As Sheldon explains, these new data sources hold "exceptional promise" for monitoring biodiversity, advancing scientific discovery and guiding decisions to conserve natural systems, but their full potential has not been realized in part because the information they provide is so diverse and varies over space and time, for example. "These qualities really challenge existing computational and statistical tools," he says.
One area he plans to address is related to what he calls "the explosion of data" coming from citizen science projects such as eBird. Sheldon has collaborated with eBird scientists, who collect observations from birdwatchers across the globe, since 2009. The researchers use big data methods to piece together observations to reveal complex patterns of bird occurrence and to guide international bird conservation efforts.
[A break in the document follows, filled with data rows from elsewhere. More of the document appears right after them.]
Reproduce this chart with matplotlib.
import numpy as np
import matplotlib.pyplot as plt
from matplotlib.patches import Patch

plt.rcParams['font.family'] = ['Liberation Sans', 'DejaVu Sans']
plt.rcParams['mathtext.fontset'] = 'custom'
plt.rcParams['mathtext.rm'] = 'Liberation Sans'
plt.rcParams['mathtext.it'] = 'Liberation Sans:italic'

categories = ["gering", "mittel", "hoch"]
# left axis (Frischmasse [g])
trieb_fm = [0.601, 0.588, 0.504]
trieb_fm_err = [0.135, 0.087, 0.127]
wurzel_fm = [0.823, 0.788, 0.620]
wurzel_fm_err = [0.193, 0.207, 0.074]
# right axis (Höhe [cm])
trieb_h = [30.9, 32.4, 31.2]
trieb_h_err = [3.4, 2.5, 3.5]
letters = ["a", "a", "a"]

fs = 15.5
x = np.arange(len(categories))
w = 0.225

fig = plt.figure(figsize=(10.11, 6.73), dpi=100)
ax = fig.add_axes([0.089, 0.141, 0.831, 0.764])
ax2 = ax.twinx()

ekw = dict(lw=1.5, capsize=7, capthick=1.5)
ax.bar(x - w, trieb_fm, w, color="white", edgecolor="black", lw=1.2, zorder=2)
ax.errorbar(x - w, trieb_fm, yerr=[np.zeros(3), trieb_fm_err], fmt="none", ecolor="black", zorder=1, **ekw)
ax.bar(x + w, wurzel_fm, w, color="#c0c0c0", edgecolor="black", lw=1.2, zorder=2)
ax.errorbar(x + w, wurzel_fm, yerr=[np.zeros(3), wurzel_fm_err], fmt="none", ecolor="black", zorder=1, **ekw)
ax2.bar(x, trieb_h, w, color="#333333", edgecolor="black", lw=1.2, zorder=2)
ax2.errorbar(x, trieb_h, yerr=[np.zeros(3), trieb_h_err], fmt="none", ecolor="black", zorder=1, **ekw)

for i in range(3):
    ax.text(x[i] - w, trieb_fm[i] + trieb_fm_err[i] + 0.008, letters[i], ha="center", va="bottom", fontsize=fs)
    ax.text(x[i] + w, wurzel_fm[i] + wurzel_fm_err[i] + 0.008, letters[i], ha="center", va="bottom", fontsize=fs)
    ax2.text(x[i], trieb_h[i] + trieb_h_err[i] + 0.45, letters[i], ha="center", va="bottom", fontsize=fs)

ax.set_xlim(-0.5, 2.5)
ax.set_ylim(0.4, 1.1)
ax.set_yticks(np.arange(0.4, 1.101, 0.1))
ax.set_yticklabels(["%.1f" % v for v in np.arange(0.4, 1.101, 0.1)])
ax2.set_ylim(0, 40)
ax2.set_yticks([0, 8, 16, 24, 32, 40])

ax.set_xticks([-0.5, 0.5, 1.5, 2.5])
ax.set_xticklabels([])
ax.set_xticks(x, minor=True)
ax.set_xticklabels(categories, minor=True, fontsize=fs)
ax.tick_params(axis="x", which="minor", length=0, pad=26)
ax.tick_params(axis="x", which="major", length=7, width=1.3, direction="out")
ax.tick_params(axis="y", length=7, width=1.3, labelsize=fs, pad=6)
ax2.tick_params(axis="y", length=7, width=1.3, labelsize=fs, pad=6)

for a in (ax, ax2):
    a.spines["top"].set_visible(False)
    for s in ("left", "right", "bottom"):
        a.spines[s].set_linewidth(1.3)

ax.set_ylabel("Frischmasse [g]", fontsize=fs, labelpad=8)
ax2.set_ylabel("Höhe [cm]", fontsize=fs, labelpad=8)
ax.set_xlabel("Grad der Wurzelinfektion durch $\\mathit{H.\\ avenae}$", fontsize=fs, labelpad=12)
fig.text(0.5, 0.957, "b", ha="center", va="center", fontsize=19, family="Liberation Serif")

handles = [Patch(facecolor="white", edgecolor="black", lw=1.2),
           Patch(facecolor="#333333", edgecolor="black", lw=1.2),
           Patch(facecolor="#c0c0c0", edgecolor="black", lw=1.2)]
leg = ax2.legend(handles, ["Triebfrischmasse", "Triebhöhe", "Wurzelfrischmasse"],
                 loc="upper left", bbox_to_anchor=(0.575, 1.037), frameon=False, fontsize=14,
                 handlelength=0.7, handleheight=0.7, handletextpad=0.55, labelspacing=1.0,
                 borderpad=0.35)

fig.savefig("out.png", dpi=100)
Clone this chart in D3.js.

He says, "Traditionally, we only had data from surveys conducted once or twice a year, so we would never dream of modeling spring and fall migration. But now with huge amounts of evidence coming in every day of the year from people all over the continent, the data shows really clear evidence of migration patterns of different species across the continent."
"To really understand this behavior, we'd like to fit models," Sheldon adds. "With models we can make predictions and test hypotheses. For example, are migration routes changing? How does weather affect decisions about where and when to move? Where is mortality greatest for migratory birds? Answering these questions will improve both science and conservation."
"So, new data resources offer exciting possibilities to answer questions we could never ask before," he points out. But for each question there is a statistical model, and for each model there is a computational problem. As the number of variables in the model grows and the relationships between them get more complex, the computation can become very, very challenging, he adds.
"Yet we want to solve these problems because the payoff is really interesting," says the algorithm expert. "We'll be working on this grant to develop efficient algorithms for complex models. At the highest level, I hope we'll lay a really broad computational foundation for a few key problems in handling the new abundance of data. I want to help convert it into scientific knowledge and actionable decisions for conservation."
His CAREER grant, NSF's highest award to junior faculty, will also support interdisciplinary collaborations and development of a new class of mathematical models called "probability generating function networks" with efficient algorithms for reasoning about populations.
He explains, "A basic problem in ecology is modeling animal populations from survey data where not every individual is observed. This means reasoning about a hidden quantity, the true population size. But we don't know ahead of time how big the population could be, so there are an infinite number of possible values. This turns out to be a barrier to basic probabilistic inference algorithms, which enumerate every possible value. We are developing methods to fix this by being more clever about how you structure the computation."
Another thread of investigation will focus on causal reasoning about citizen scientist data, which encodes information about animal populations but may also have systematic bias. For example, observers have different skill levels, and make their own decisions about when and where to observe animals. The causal reasoning will learn to recognize and correct systematic errors that come from the observation process, and will improve overall data quality.
Another aspect of his study will be to develop algorithms to optimize decision-making in the presence of multiple objectives. These will help balance many different interests, or "make the best possible tradeoffs," Sheldon notes.
For example, such algorithms can be used to maximize the amount of power obtained from building new dams in a river basin while minimizing barriers to fish and other organisms. "We can develop algorithms that will help you achieve optimal tradeoffs in making such decisions," he says.